[大视野•潮艺术]新古典——中国风格的世界音乐

时间:2012年08月01日 来源:中国艺术报 作者:怡 梦

  今天,在三百年西乐演奏形式熏陶而成的国际化的审美品味和欣赏习惯下,很多千古流传的优美曲调以民乐独奏的形式呈现则略显单薄,亦无法承载中华五千年文明的厚重感,如何给国人和世界以丰满而持久的感染力?

背 景

  现代音乐的分类方式很多,中国、日本、美国、欧洲的标准各不相同。
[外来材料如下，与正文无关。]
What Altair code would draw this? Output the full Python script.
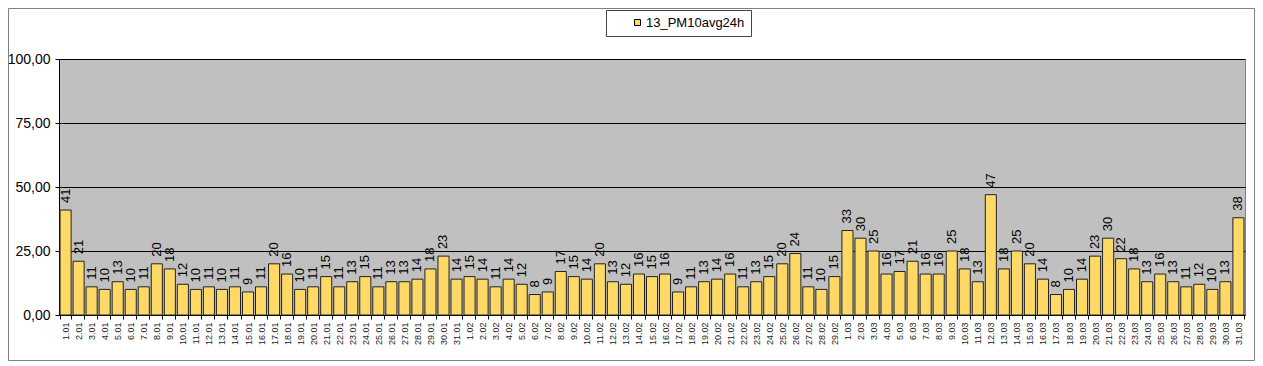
import altair as alt
import pandas as pd

# Daily PM10 24h averages (Jan–Mar)
jan_vals = [41, 21, 11, 10, 13, 10, 11, 20, 18, 12, 10, 11, 10, 11, 9, 11, 20, 16, 10, 11,
            15, 11, 13, 15, 11, 13, 13, 14, 18, 23, 14]
feb_vals = [15, 14, 11, 14, 12, 8, 9, 17, 15, 14, 20, 13, 12, 16, 15, 16, 9, 11, 13, 14,
            16, 11, 13, 15, 20, 24, 11, 10, 15]
mar_vals = [33, 30, 25, 16, 17, 21, 16, 16, 25, 18, 13, 47, 18, 25, 20, 14, 8, 10, 14, 23,
            30, 22, 18, 13, 16, 13, 11, 12, 10, 13, 38]

jan_labels = [f"{d}.01" for d in range(1, 32)]
feb_labels = [f"{d}.02" for d in range(1, 30)]
mar_labels = [f"{d}.03" for d in range(1, 32)]

y_ticks = [0, 25, 50, 75, 100]
series_name = "13_PM10avg24h"

dates = jan_labels + feb_labels + mar_labels
values = jan_vals + feb_vals + mar_vals
df = pd.DataFrame({"date": dates, "value": values, "series": series_name})

FONT = "Liberation Sans"

x_enc = alt.X(
    "date:N",
    sort=dates,
    scale=alt.Scale(paddingInner=0.15, paddingOuter=0.08),
    axis=alt.Axis(
        title=None, labelAngle=270, labelFontSize=9, labelFont=FONT, labelColor="#222222",
        tickBand="extent", tickSize=4, tickColor="black", domainColor="black",
        labelPadding=3, labelOverlap=False,
    ),
)
y_enc = alt.Y(
    "value:Q",
    scale=alt.Scale(domain=[0, 100], nice=False),
    axis=alt.Axis(
        title=None, values=y_ticks,
        labelExpr="replace(format(datum.value, '.2f'), '.', ',')",
        labelFontSize=14, labelFont=FONT, labelColor="black",
        tickSize=4, labelPadding=5, tickColor="black", domainColor="black",
        gridColor="black", gridWidth=1,
    ),
)

nb = "\u00a0\u00a0\u00a0\u00a0"
legend = alt.Legend(
    orient="none", legendX=547, legendY=-49, title=None,
    symbolType="square", symbolSize=36, symbolStrokeColor="black", symbolStrokeWidth=1,
    symbolOffset=19, labelOffset=2, labelFontSize=13, labelFont=FONT, labelColor="black",
    strokeColor="#444444", fillColor="white", padding=6,
    labelExpr="datum.label + '" + nb + "'",
)

frame = alt.Chart(pd.DataFrame({"k": [0]})).mark_rect(
    fill="transparent", stroke="#808080", strokeWidth=1
).encode(
    x=alt.value(-50.5), x2=alt.value(1195.5), y=alt.value(-50.5), y2=alt.value(301.5)
)

bars = alt.Chart(df).mark_bar(stroke="#222222", strokeWidth=1).encode(
    x=x_enc,
    y=y_enc,
    color=alt.Color("series:N", scale=alt.Scale(range=["#FFD966"]), legend=legend),
)

labels = alt.Chart(df).mark_text(
    angle=270, align="left", baseline="middle", dx=7, fontSize=13, font=FONT, color="black"
).encode(
    x=alt.X("date:N", sort=dates),
    y=alt.Y("value:Q"),
    text=alt.Text("value:Q", format="d"),
)

chart = alt.layer(frame, bars, labels).properties(
    width=1186, height=256, autosize="none",
    padding={"left": 51, "top": 51, "right": 10, "bottom": 46},
    background="white",
).configure_view(fill="#C0C0C0", stroke="#808080")

chart.save("out.html", embed_options={"renderer": "svg", "actions": False})
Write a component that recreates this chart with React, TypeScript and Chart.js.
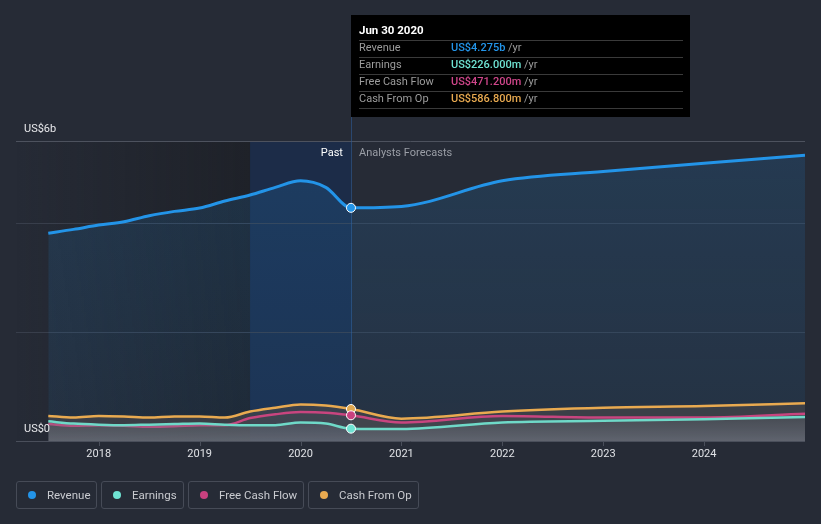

目前国际上最常援用的是美国的分类方式,他们把本土以外的地区性音乐叫做世界音乐。虽然美国把其他国家的音乐称为世界音乐,但每个国家自身会有自我认同,延续了几百年甚至几千年的音乐形式其实是本国的传统音乐,比如印尼的甘美兰,比如中国的民族音乐。格莱美音乐大奖在评奖时,音乐分类包括乡村音乐、爵士乐、摇滚乐、拉丁乐等,世界各国的音乐都可以被纳入这个体系进行考量。新古典音乐在美国也称为跨界古典音乐,其形式是把不同国家相对古典的元素放在一起,其作品不是流行文化的产物,而是以各国的传统文化为根基,同时注重实验性。世界各地都有音乐人在探索新古典的表达方式,如用埃及乐器演奏莫扎特,用日本的筝演奏西方古典作品,用二胡演奏《卡门》,用笛表现《今夜无人入睡》等,跨界古典在格莱美中设有专门奖项。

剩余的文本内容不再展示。